How To Monitor Scheduler Utilization With AppSignal

Starting with version 2.2.8 of our Elixir integration, AppSignal automatically displays a graph for the scheduler utilization metric in its Erlang magic dashboard. All you need to do is add AppSignal to your app.

If you want to get a focused view on specific metrics like these, creating a specialised dashboard is a great way to do so. You can import this dashboard to have a dedicated view of the Erlang schedulers' utilization metric.
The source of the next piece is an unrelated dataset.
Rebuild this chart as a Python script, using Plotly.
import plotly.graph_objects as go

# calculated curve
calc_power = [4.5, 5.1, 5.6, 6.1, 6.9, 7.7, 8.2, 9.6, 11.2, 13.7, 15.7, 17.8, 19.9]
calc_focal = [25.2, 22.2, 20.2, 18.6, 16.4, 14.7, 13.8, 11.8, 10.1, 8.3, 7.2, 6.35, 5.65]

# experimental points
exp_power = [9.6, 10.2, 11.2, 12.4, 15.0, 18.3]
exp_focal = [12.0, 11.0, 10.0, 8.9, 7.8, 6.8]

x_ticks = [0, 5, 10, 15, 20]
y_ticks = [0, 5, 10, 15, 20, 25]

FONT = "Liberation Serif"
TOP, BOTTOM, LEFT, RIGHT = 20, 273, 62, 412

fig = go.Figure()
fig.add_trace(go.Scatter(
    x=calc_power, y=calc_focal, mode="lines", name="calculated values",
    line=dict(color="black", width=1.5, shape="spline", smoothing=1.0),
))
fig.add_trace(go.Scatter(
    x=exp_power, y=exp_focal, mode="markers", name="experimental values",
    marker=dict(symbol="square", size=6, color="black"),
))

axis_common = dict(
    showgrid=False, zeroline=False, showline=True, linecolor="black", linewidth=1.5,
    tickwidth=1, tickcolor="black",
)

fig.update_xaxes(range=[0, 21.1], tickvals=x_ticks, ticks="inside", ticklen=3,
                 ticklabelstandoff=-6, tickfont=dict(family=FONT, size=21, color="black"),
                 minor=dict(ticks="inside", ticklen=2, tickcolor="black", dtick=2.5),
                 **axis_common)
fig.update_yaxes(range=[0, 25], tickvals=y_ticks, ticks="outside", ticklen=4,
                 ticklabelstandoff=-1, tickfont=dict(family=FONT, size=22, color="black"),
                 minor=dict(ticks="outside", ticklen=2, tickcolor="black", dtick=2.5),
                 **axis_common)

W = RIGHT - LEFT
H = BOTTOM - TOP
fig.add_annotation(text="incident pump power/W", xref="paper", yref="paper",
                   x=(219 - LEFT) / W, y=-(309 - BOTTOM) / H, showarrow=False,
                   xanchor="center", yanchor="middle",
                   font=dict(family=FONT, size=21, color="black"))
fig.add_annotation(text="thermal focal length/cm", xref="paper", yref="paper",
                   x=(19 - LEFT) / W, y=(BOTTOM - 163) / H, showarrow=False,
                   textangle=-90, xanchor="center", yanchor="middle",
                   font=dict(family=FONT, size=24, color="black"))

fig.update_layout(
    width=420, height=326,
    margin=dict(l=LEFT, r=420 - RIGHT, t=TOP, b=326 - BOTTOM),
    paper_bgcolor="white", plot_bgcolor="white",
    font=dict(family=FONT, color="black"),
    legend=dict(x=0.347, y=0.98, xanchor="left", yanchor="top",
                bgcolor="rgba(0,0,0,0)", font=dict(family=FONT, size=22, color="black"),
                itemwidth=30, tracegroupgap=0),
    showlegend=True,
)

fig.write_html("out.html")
Click "Add dashboard", then "Import dashboard" and copy-paste the following dashboard configuration:

1{
2  "title": "Erlang schedulers",
3  "description": "",
4  "visuals": [
5    {
6      "title": "Utilization",
7      "line_label": "%type% #%id% - %hostname%",
8      "display": "LINE",
9      "format": "percent",
10      "draw_null_as_zero": true,
11      "metrics": [
12        {
13          "name": "erlang_scheduler_utilization",
14          "fields": [
15            {
16              "field": "GAUGE"
17            }
18          ],
19          "tags": [
20            {
21              "key": "hostname",
22              "value": "*"
23            },
24            {
25              "key": "id",
26              "value": "*"
27            },
28            {
29              "key": "type",
30              "value": "*"
31            }
32          ]
33        }
34      ],
35      "type": "timeseries"
36    }
37  ]
38}

Let's see an example of how your dashboard might look. This is what it might look like in a healthy situation, with a locally running server processing somewhere around 300 requests per minute. The scheduler activity hovers around 10%, the run queue remains at zero, and the server is responsive.